Took me a few to get out of the room this morning but I felt it was time to get going to get out of the room with no windows. So after taking a few more moments to freshen up and pick out my hair which was flat in the back from dreaming I grabbed my 2 bags and forwarded to the lobby of the guesthouse hoping for a bus ticket to Sihanoukville.
Leaving my luggage with the receptionist since I had a ten minute wait for the bus ticket vendor I stepped out to get candy from a local shop. Sisowath Quay St. is different from night to day. Gone are the flambouyant nightlife watching western men in collard shirts, shorts, and leisure sandals arm and arm with Vietnamese and Cambodian slaves with numbered chests. Gone are shirtless men and men with shirts standing outside looking like predators shaken predators the stinch of decietful attitudes and obvious emptyness smelling up the corners.
It was a joy to feel grandfather sun and the wind on my face. Tonle Sap was flowing in a channel nearby, the trees standing in concrete blocks but standing non the less. The children I saw, a little girl with a bowl asking for change in cambodia change isn’t metal but paper. Children approached me as I walked to the store seeking a sweet change from the hot spice I remembered.
I bought seven bracelets from a girl who walked with them on a hanger. A little boy approached me asking me to buy postcards I told him I didn’t want postcards but he was consistant so I asked him if he wanted a dollar he said tank yuu, he was probably five years old, and walked to his friends.
In the store for the candy I sought I couldn’t believe the prices, they were of or about the same as in an american convenience store. Cambodia’s second currency is the dollar I read and heard. I didn’t know the price of items in Cambodian riel because they had dollar prices on them, then I was told why…
Before I’d purchased the bracelets before I bought gummy bears I smiled walking by two women. One an older sistah in a beautiful outfit. I hadn’t seen many sistahs at all in S.E. asia, especially older ones. As i crossed the street to pick up my bus ticket she smiled in recognition and said she was happy to see me. We touched hands and she and her friend invited me to sit with them. The story began with pleasantries like hello, what are you doing, where are you from, where are you going, where have you been? Then I found out I was sitting with sculptor Sana Musasama, a New York based artist who travels in Cambodia working to help heal women who are or once was a sex slave. The art they do together might orient towards crafts such as this years project handmade dolls. Every stitch like stitching themselves whole again. The women she works with didn’t have a childhood and probably never owned a doll since many of them started as slaves when they were seven years of age. Sana and her friend, a Vermont based glass blower who helped to craft the eyes of the dolls began to inform me of where we were sitting…
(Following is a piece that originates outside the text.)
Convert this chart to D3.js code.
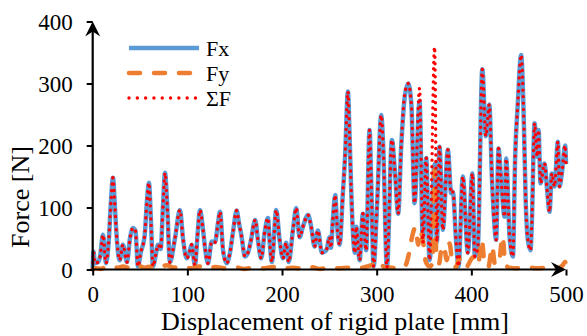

The western men we were seeing were called johns some of them thought they were helping the economy by being there, hence the high prices in the stores the area was mainly for them. The children selling bracelets and postcards weren’t supposed to be there that was the security gaurds main task, to keep the beggars away so that the westerners didn’ see ‘that’.
It appeared the spice I felt the night before was called rage, anger, and grief. The wind helped more than me to calm down it also touched Sana’ friend who before then wasn’t feeling so good because of the atmosphere of the area. Sana and her friend knew the feeling of wanting to cry, wanting to love, and wanting to kick someones FUCKING ASS!!!.
It’s a task to compose at times what helps is to name the people I love who are closest to me, it’s calming to call their names one by one like I love my mom…and so on.
At the bus station a man I could barely see because he was in the nearby store stood and waved to me. My first instinct was now what…but as I walked by the door waiting everything became clear. Sort of like when you’re having a conversation and a word registers a little later. A vision became clearer. I walked into the store to see a black man eating his food. He stood and cleared a space for me offering what he was having. An african brothah in Cambodia he was so happy to see a sistah. Pleasantries again then we started to speak of foodweb stories and my interest in Africa and what he was doing in Cambodia. He told me the east and the south of Africa was probably better the west not so good. He shared with me that my hair was like his sisters and that I probably would go unnoticed in his country of Nigeria. He said he would support foodweb stories by visiting a website and sharing information with his collegues. We went outside to get catch our buses me with his card he with foodweb stories written on a small sheet of paper. We said we’d keep in touch. Today I realised the stories are there waiting to be shared just look for the inviting smiles and feel the energy as you walk to the unknown if it feels good take a chance. There might be a story there. Its sad to see the way men are with women here in this country. As I was standing by a booth a local man walked by with his cigarette and blew the smoke also in my face as he continues off to what he was doing. Cambodia a rich land looks barren in certain places feel hot in others and its not just the dry season.
I had this idea that foodweb stories would mostly be about water, animals, and plants but I’m realizing that I can’t leave the humans out it appears that humans need help and its going to take humans to heal them.